Indeed, a potential decline in consumer discretionary shares could be problematic for Germany ETFs. The aforementioned iShares MSCI Germany Index Fund, the largest Germany ETF by assets, allocates almost 18.5 percent of its weight to discretionary names.
EWG is not alone in terms of large weights to German discretionary stocks. The First Trust Germany AlphaDEX Fund (NYSE:FGM) holds a 26.6 percent weight to that group. FGM debuted in February and has since returned 9.3 percent. The Market Vectors Germany Small-Cap ETF (NYSE:GERJ) has a 16.6 percent weight to the discretionary sector. GERJ has surged 30.4 percent year-to-date.

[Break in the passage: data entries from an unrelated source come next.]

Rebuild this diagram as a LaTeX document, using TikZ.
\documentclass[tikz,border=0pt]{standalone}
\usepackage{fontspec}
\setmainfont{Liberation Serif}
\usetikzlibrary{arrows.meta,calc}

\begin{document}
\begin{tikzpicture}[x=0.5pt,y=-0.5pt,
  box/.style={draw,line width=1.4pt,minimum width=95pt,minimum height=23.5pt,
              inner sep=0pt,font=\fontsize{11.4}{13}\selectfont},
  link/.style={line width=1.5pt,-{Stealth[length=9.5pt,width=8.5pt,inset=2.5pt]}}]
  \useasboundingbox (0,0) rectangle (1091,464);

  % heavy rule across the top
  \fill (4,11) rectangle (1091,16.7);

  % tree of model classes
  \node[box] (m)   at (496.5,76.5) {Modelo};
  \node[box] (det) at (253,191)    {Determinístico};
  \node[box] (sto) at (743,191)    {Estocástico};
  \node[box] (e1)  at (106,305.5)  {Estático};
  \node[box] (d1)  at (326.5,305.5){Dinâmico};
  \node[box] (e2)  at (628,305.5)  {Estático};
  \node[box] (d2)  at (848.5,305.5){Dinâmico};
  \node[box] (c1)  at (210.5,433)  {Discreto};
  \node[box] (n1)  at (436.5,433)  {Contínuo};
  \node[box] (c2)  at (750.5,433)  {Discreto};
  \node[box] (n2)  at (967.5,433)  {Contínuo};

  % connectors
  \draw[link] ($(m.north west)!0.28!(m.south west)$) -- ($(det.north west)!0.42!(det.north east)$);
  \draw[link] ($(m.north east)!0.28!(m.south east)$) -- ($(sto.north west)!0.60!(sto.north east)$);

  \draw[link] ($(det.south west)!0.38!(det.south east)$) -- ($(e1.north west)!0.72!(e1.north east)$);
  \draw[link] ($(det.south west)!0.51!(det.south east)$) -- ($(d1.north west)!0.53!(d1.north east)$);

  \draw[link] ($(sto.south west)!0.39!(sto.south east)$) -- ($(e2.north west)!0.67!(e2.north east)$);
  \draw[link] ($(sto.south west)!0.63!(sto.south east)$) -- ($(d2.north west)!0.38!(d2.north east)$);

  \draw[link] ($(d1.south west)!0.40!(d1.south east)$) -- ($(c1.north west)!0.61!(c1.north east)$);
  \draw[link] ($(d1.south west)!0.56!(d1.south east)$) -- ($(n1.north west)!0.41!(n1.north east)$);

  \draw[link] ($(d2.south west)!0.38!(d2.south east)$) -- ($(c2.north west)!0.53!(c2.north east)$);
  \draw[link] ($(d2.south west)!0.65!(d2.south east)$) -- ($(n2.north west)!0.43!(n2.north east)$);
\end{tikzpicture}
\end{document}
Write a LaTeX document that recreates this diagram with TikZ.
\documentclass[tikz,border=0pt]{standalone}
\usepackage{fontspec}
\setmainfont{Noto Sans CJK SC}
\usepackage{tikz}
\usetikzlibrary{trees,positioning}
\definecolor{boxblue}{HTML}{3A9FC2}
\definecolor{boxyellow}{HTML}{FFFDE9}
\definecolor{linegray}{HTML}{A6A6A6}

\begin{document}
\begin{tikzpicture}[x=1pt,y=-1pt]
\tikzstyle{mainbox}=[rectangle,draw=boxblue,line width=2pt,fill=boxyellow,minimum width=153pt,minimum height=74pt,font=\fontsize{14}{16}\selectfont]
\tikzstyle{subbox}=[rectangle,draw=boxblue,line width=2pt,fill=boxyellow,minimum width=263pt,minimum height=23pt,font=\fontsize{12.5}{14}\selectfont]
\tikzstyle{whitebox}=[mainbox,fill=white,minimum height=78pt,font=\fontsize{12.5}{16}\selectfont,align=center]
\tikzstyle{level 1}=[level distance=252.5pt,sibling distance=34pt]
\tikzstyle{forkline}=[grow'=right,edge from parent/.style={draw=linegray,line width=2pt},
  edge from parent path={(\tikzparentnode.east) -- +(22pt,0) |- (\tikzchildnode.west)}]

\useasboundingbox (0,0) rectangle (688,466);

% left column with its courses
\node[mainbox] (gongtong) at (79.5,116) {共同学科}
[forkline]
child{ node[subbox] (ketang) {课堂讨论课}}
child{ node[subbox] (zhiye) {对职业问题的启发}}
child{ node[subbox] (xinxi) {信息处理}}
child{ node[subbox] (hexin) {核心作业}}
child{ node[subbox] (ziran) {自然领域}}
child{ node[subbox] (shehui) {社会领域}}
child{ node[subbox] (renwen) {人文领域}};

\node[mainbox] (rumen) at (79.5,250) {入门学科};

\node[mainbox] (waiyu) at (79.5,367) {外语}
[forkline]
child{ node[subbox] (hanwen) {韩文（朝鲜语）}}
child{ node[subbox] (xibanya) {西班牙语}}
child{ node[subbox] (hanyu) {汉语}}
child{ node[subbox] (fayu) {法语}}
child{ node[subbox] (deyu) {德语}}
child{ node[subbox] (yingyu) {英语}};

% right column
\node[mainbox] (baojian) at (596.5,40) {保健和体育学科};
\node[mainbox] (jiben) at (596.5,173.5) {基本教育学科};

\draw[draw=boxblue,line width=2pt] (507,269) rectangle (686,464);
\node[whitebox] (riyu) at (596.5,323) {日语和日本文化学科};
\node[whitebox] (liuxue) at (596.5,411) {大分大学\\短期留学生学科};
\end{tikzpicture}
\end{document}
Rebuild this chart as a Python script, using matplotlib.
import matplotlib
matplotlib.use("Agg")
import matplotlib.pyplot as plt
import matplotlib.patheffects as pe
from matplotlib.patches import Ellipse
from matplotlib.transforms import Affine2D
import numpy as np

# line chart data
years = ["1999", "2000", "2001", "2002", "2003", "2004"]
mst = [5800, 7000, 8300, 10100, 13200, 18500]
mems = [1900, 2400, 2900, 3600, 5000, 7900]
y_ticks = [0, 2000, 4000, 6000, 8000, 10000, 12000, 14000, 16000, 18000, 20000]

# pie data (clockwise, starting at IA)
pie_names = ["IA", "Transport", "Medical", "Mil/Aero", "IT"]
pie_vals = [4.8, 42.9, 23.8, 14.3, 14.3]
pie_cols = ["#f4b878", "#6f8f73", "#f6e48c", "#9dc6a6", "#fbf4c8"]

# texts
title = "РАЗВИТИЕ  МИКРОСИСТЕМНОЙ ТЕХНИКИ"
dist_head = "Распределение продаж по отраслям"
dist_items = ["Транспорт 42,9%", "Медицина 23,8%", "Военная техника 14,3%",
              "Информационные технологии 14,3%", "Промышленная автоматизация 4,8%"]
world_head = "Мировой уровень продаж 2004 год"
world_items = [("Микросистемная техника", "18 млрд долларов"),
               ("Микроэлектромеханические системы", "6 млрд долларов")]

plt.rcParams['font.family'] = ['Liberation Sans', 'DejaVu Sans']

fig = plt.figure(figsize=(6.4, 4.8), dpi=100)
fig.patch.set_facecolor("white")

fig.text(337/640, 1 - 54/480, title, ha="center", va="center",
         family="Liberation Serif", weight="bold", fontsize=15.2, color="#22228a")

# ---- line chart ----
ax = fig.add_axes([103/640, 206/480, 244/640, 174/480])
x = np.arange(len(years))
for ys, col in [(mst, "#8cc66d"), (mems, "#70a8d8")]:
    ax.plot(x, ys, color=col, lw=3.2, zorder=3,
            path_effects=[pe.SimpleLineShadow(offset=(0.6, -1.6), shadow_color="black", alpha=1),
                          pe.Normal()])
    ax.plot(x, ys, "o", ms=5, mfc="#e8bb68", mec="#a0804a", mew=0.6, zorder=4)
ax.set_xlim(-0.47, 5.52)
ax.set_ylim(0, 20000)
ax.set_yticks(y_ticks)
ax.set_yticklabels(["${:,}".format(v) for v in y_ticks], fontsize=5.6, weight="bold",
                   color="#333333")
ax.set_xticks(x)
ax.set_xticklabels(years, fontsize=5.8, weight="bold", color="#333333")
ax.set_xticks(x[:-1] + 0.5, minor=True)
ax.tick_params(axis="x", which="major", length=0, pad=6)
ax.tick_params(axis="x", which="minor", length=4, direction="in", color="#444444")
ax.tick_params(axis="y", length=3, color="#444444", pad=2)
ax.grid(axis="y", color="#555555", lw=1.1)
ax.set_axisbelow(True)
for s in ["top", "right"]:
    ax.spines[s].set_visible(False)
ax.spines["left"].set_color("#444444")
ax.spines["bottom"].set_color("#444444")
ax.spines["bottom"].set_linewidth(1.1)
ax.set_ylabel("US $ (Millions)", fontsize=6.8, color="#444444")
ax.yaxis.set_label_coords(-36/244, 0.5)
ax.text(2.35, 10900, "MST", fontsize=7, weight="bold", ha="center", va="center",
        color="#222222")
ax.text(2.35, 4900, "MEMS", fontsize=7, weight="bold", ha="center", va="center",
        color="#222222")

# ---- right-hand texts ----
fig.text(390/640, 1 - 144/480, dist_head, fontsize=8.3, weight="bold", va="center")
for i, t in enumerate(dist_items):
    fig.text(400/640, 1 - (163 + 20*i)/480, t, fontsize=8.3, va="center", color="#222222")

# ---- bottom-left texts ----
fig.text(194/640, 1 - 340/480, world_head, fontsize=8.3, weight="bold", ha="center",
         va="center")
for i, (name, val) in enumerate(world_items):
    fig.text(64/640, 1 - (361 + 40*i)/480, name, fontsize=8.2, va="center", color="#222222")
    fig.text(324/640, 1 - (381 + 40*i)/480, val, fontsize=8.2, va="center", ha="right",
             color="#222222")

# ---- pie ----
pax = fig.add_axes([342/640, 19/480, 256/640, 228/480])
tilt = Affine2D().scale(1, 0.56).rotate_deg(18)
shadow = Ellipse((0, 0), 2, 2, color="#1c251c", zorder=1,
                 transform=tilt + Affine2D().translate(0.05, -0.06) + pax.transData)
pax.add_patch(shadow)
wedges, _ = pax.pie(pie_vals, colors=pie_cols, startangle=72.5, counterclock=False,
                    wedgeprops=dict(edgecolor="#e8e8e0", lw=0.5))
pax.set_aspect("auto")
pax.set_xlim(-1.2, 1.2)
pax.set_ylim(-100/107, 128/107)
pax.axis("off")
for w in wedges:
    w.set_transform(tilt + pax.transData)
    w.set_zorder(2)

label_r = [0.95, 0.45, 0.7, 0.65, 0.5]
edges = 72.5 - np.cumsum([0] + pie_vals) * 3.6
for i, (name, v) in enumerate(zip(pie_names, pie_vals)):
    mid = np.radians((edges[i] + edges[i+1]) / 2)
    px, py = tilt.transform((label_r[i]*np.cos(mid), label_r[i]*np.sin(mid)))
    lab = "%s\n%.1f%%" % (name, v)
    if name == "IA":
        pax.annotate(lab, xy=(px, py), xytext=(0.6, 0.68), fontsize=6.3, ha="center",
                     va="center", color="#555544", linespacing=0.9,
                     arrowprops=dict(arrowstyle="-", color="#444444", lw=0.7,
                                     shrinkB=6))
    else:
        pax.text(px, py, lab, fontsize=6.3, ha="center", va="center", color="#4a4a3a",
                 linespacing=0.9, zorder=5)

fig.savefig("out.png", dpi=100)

Another issue to consider, Koesterich notes, is valuation. As in German equities were once cheap, but that is no longer the case.
"The price-to-book ratio now stands at 1.53. While this is still cheap compared to the United States, it is up considerably from a year ago, when it was 1.27, and is increasingly expensive compared to other European markets," said Koesterich.
EWG currently has a price-to-book ratio of almost 2.2, according to iShares data. That is well above the 1.51 price-to-book sported by the iShares MSCI Austria Investable Market Index Fund (NYSE:EWO) and the 1.76 price-to-book on the iShares MSCI France Index Fund (NYSE:EWQ), just to name a pair.
FGM appears to be more reasonably valued than EWG with a price-to-book ratio of just 1.25, according to First Trust data. In what may be a surprise to some investors, GERJ's exposure to German small-caps has not led to a rich valuation despite the ETF's stellar run higher this year. That ETF has a price-to-earnings ratio of 11.24 and a price-to-book ratio of 1.43.
Overall, Koesterich said he still likes Germany's long-term fundamentals, but he advises waiting for a pullback to buy this market.
":onger term I still like the fundamentals of Germany, which is distinguished by its world class industrial and export sectors. And I would look to re-enter the market on a pullback, or on signs of stabilization in the German economy. However, in the near-term I would favor taking some profit and adopting a neutral stance on German equities," he said in the note.